Transforming nuclear waste into (very) long-lasting batteries

·2-min read
The Arkenlight battery is still in the pre-production phase.

For more than two years, researchers at the UK's University of Bristol have been working on recycling nuclear waste, in this case carbon-14, to produce particularly resistant and long-lasting microbatteries.

In the not-too-distant future, waste from nuclear power plants could be used as raw material for the production of small batteries. Researchers have developed a type of battery based on carbon 14. Here, carbon 14 is converted into the form of small artificial diamonds, capable of producing enough betavoltaic power to run small connected devices. Indeed, their low power production capacity limits these "diamond batteries" to powering only very low-consumption devices.
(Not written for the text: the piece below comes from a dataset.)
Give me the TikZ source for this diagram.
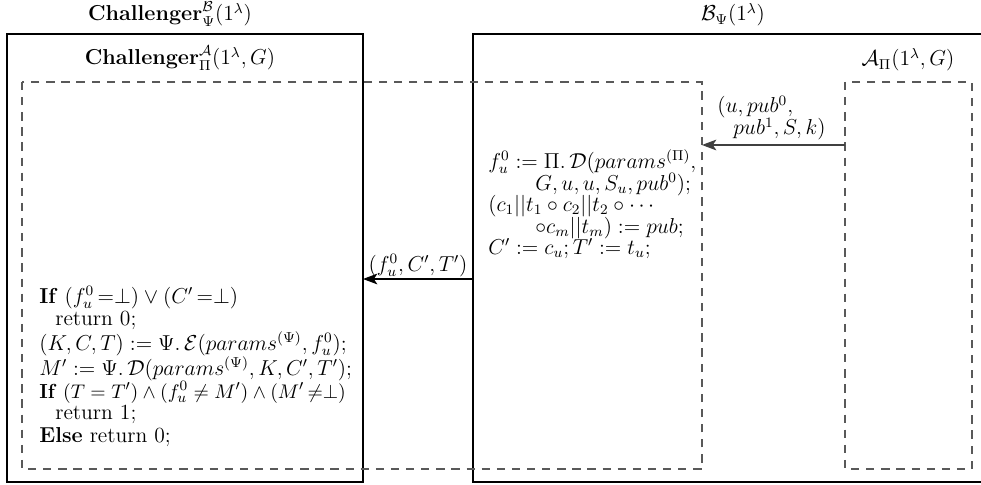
\documentclass[tikz,border=0pt]{standalone}
\usepackage{amsmath,amssymb}
\usetikzlibrary{arrows.meta}
\tikzset{
  solidbox/.style={draw=black, line width=0.6pt},
  dashbox/.style={draw=black!65, line width=0.6pt, dash pattern=on 4.6pt off 3.8pt},
  txt/.style={inner sep=0pt, anchor=base west, font=\fontsize{12pt}{14.4pt}\selectfont},
  ttl/.style={inner sep=0pt, anchor=base, font=\fontsize{12pt}{14.4pt}\selectfont},
  msg/.style={line width=0.6pt, -{Stealth[length=8pt,width=6pt,inset=2pt]}}
}
\begin{document}
\begin{tikzpicture}[x=0.5556pt,y=-0.5556pt]
\useasboundingbox (0,0) rectangle (981,485);
% boxes
\draw[solidbox] (7,34) rectangle (363,482);
\draw[solidbox] (995,34) -- (473,34) -- (473,482) -- (995,482);
\draw[dashbox] (22,82) rectangle (702,469);
\draw[dashbox] (845,82) rectangle (972,469);
% titles
\node[ttl] (tchB) at (170,21) {$\textbf{Challenger}^{\mathcal{B}}_{\Psi}(1^{\lambda})$};
\node[ttl] (tB) at (733,21) {$\mathcal{B}_{\Psi}(1^{\lambda})$};
\node[ttl] (tchA) at (180,65) {$\textbf{Challenger}^{\mathcal{A}}_{\Pi}(1^{\lambda},G)$};
\node[ttl] (tA) at (908,66) {$\mathcal{A}_{\Pi}(1^{\lambda},G)$};
% messages
\coordinate (m1s) at (845,145);
\coordinate (m1e) at (702,145);
\draw[msg, draw=black!75] (m1s) -- (m1e);
\node[txt] (m1a) at (717,113) {$(u,pub^{0},$};
\node[txt] (m1b) at (733,135) {$pub^{1},S,k)$};
\coordinate (m2s) at (473,279);
\coordinate (m2e) at (363,279);
\draw[msg, draw=black] (m2s) -- (m2e);
\node[ttl] (m2l) at (418,271) {$(f_u^0,C',T')$};
% B's computation
\node[txt] (b1) at (488,168) {$f_u^0 := \Pi.\,\mathcal{D}(params^{(\Pi)},$};
\node[txt] (b2) at (535,190) {$G,u,u,S_u,pub^0);$};
\node[txt] (b3) at (488,211) {$(c_1||t_1\circ c_2||t_2\circ\cdots$};
\node[txt] (b4) at (535,233) {$\circ c_m||t_m) := pub;$};
\node[txt] (b5) at (488,254) {$C' := c_u; T' := t_u;$};
% challenger's check
\node[txt] (c1) at (39,303) {\textbf{If} $(f_u^0\,{=}{\perp})\vee(C'\,{=}{\perp})$};
\node[txt] (c2) at (55,325) {return 0;};
\node[txt] (c3) at (39,350) {$(K,C,T) := \Psi.\,\mathcal{E}(params^{(\Psi)},f_u^0);$};
\node[txt] (c4) at (39,375) {$M' := \Psi.\,\mathcal{D}(params^{(\Psi)},K,C',T');$};
\node[txt, font=\fontsize{11.3pt}{13.6pt}\selectfont] (c5) at (39,398) {\textbf{If} $(T=T')\wedge(f_u^0\neq M')\wedge(M'\,{\neq}{\perp})$};
\node[txt] (c6) at (55,419) {return 1;};
\node[txt] (c7) at (39,442) {\textbf{Else} return 0;};
\end{tikzpicture}
\end{document}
Carbon 14 has many advantages. First, it has relatively low radioactivity. Second, it is particularly robust, since it is able to resist the most extreme temperatures and humidity. Finally, it has a colossal lifespan, largely exceeding 10,000 years. The diamonds created in this way would therefore be almost eternal. A few kilograms of carbon-14 would be enough to produce several million microbatteries, and no maintenance would be required over this lifespan.

This process responds to both technological and ecological challenges, ahead of a vast program to dismantle Britain's oldest nuclear power plants.

The development of prototypes and the future production of this type of battery is currently being managed by British company Arkenlight, which was created specifically to promote the work of these researchers. It hopes to begin commercializing this type of battery by the end of 2023. As an example, researchers have already used early prototypes to power sensors monitoring volcano activity.

Recycling nuclear waste to generate power without using other materials is a shining example of the circular economy. Arkenlight already has the necessary patents to manufacture its diamonds.

Note that an American start-up, NDB, is also working on a similar type of technology, the aim being to one day equip the majority of our electronic devices -- from smartphones to computers through all everyday smart devices. All of which would consequently no longer need recharging.